__PROBLEM REQUIREMENTS__. Leaving the pictures out, print the lines from the first line of the listing through the line containing "XAxis, YAxis, ReferenceLine", exactly as they read, and no others.

[Figure scripts]
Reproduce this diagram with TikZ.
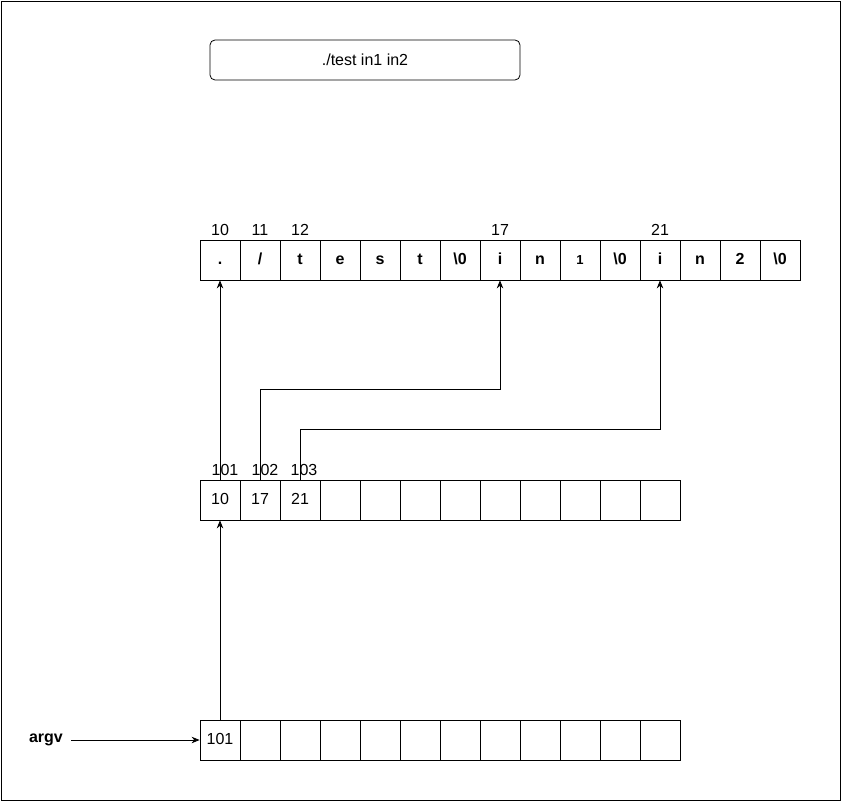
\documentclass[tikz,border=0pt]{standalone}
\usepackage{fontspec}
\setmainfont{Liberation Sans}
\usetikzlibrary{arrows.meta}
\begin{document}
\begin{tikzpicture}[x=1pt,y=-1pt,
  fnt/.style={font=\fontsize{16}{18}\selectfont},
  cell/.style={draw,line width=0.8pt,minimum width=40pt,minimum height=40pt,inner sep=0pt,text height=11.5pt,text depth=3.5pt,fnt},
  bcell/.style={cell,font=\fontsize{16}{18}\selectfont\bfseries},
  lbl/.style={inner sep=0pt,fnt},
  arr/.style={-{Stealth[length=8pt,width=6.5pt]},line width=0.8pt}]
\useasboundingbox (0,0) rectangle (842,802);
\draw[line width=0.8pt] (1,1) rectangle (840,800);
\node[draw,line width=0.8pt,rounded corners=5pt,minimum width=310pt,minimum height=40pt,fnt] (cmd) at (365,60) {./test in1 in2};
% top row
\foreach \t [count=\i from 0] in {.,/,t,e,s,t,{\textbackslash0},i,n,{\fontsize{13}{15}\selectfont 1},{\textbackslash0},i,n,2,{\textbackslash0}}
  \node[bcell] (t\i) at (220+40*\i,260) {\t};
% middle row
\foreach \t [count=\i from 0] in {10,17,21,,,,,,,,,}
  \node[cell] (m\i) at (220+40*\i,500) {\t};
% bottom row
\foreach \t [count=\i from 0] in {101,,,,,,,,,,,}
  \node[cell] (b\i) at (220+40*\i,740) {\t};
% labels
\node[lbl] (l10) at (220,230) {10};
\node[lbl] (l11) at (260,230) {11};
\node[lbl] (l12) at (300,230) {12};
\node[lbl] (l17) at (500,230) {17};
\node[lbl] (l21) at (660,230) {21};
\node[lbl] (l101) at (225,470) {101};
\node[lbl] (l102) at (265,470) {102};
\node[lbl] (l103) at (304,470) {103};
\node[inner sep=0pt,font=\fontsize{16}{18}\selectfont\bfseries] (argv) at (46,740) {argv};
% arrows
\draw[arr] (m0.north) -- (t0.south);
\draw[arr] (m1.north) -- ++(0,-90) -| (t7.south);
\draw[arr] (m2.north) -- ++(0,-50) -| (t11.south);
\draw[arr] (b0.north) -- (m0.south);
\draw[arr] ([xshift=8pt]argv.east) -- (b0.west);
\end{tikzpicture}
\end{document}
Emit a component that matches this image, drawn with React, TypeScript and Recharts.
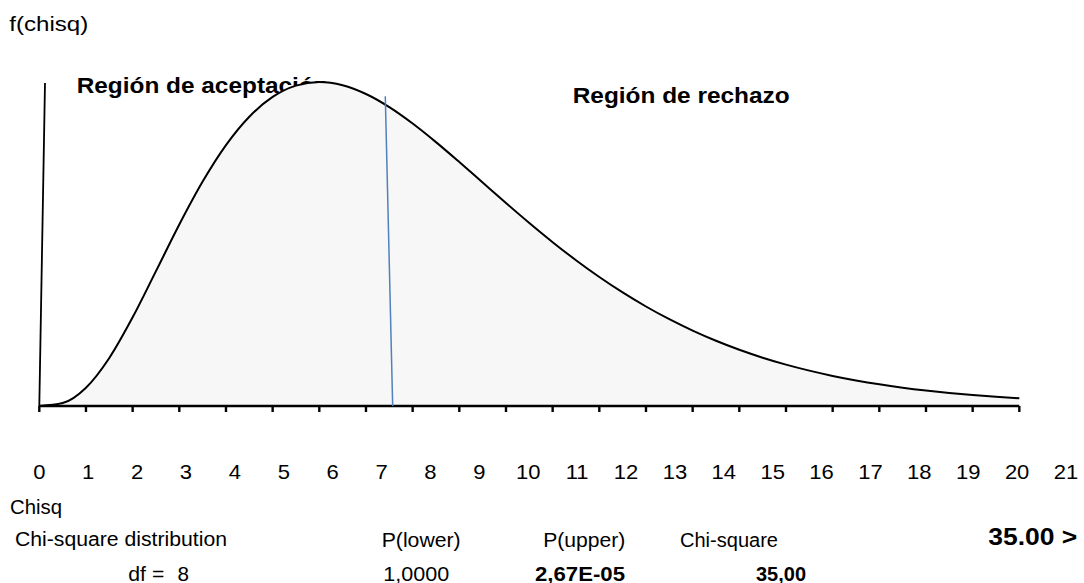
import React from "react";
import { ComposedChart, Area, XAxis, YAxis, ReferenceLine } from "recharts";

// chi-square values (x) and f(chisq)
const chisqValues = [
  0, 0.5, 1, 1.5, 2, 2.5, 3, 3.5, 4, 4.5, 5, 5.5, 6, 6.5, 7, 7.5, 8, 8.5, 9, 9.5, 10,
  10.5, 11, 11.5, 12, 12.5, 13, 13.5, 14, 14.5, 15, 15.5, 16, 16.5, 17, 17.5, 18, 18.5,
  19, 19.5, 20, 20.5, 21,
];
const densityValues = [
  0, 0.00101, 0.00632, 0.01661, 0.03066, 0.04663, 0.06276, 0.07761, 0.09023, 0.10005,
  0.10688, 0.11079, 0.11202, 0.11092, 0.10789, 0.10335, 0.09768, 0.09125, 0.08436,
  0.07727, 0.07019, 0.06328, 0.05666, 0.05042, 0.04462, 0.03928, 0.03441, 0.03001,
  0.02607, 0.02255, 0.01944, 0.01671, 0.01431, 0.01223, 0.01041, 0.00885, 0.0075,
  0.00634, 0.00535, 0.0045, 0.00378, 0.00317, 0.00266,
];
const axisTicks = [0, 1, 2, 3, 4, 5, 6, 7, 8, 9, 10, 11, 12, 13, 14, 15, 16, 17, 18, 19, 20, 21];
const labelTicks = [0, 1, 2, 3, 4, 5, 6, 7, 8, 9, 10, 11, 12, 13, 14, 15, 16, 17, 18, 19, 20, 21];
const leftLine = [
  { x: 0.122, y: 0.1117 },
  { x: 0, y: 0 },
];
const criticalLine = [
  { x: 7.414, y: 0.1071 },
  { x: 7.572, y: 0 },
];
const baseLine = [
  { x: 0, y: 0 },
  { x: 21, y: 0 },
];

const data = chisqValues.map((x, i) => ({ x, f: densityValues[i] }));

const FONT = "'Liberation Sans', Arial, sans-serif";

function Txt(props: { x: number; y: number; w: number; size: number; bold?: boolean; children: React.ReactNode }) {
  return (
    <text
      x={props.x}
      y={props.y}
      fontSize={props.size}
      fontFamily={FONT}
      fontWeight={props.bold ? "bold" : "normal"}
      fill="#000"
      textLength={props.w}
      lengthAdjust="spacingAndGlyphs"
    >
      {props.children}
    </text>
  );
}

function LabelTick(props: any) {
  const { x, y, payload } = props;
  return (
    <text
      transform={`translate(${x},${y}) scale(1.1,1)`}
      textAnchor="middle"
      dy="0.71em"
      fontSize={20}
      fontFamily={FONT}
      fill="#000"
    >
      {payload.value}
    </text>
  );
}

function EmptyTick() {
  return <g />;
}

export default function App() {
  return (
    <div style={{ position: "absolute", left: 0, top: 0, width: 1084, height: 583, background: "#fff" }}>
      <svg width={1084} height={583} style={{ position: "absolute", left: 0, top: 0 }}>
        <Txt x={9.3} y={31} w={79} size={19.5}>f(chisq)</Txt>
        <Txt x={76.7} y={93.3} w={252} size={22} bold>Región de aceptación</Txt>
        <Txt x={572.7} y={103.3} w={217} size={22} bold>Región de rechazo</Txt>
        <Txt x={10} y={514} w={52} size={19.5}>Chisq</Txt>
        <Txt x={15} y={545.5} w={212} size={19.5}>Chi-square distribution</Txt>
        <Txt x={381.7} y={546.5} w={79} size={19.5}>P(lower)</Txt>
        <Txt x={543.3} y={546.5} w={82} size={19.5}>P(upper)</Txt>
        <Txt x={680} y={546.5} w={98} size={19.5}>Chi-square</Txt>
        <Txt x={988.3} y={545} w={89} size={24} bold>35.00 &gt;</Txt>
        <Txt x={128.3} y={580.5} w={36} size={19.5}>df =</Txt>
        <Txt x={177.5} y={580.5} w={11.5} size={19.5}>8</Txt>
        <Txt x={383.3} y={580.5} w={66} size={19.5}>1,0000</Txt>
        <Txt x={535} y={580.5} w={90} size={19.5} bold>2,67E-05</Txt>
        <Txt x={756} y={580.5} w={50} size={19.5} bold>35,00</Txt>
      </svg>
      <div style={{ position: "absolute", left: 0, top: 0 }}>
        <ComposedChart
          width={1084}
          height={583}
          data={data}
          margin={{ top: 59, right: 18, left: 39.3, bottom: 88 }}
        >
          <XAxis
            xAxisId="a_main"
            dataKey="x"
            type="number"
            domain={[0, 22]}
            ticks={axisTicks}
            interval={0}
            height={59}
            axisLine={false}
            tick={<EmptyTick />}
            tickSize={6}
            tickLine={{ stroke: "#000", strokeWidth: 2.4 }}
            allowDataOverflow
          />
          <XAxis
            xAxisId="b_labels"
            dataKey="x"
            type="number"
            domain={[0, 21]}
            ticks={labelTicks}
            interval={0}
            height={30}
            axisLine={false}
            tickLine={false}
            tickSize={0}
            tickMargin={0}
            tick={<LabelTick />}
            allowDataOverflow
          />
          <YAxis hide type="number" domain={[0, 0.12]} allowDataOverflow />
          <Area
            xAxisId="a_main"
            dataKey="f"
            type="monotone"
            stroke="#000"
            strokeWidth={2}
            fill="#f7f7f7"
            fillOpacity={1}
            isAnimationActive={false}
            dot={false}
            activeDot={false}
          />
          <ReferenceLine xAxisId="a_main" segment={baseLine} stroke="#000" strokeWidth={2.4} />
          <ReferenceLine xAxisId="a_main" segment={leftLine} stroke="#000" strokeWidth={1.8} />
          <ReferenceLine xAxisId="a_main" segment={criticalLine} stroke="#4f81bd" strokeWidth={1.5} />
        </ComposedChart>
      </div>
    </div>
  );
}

__WRITTEN ANSWER__.
Reproduce this diagram with TikZ.
\documentclass[tikz,border=0pt]{standalone}
\usepackage{fontspec}
\setmainfont{Liberation Sans}
\usetikzlibrary{arrows.meta}
\begin{document}
\begin{tikzpicture}[x=1pt,y=-1pt,
  fnt/.style={font=\fontsize{16}{18}\selectfont},
  cell/.style={draw,line width=0.8pt,minimum width=40pt,minimum height=40pt,inner sep=0pt,text height=11.5pt,text depth=3.5pt,fnt},
  bcell/.style={cell,font=\fontsize{16}{18}\selectfont\bfseries},
  lbl/.style={inner sep=0pt,fnt},
  arr/.style={-{Stealth[length=8pt,width=6.5pt]},line width=0.8pt}]
\useasboundingbox (0,0) rectangle (842,802);
\draw[line width=0.8pt] (1,1) rectangle (840,800);
\node[draw,line width=0.8pt,rounded corners=5pt,minimum width=310pt,minimum height=40pt,fnt] (cmd) at (365,60) {./test in1 in2};
% top row
\foreach \t [count=\i from 0] in {.,/,t,e,s,t,{\textbackslash0},i,n,{\fontsize{13}{15}\selectfont 1},{\textbackslash0},i,n,2,{\textbackslash0}}
  \node[bcell] (t\i) at (220+40*\i,260) {\t};
% middle row
\foreach \t [count=\i from 0] in {10,17,21,,,,,,,,,}
  \node[cell] (m\i) at (220+40*\i,500) {\t};
% bottom row
\foreach \t [count=\i from 0] in {101,,,,,,,,,,,}
  \node[cell] (b\i) at (220+40*\i,740) {\t};
% labels
\node[lbl] (l10) at (220,230) {10};
\node[lbl] (l11) at (260,230) {11};
\node[lbl] (l12) at (300,230) {12};
\node[lbl] (l17) at (500,230) {17};
\node[lbl] (l21) at (660,230) {21};
\node[lbl] (l101) at (225,470) {101};
\node[lbl] (l102) at (265,470) {102};
\node[lbl] (l103) at (304,470) {103};
\node[inner sep=0pt,font=\fontsize{16}{18}\selectfont\bfseries] (argv) at (46,740) {argv};
% arrows
\draw[arr] (m0.north) -- (t0.south);
\draw[arr] (m1.north) -- ++(0,-90) -| (t7.south);
\draw[arr] (m2.north) -- ++(0,-50) -| (t11.south);
\draw[arr] (b0.north) -- (m0.south);
\draw[arr] ([xshift=8pt]argv.east) -- (b0.west);
\end{tikzpicture}
\end{document}
Emit a component that matches this image, drawn with React, TypeScript and Recharts.
import React from "react";
import { ComposedChart, Area, XAxis, YAxis, ReferenceLine } from "recharts";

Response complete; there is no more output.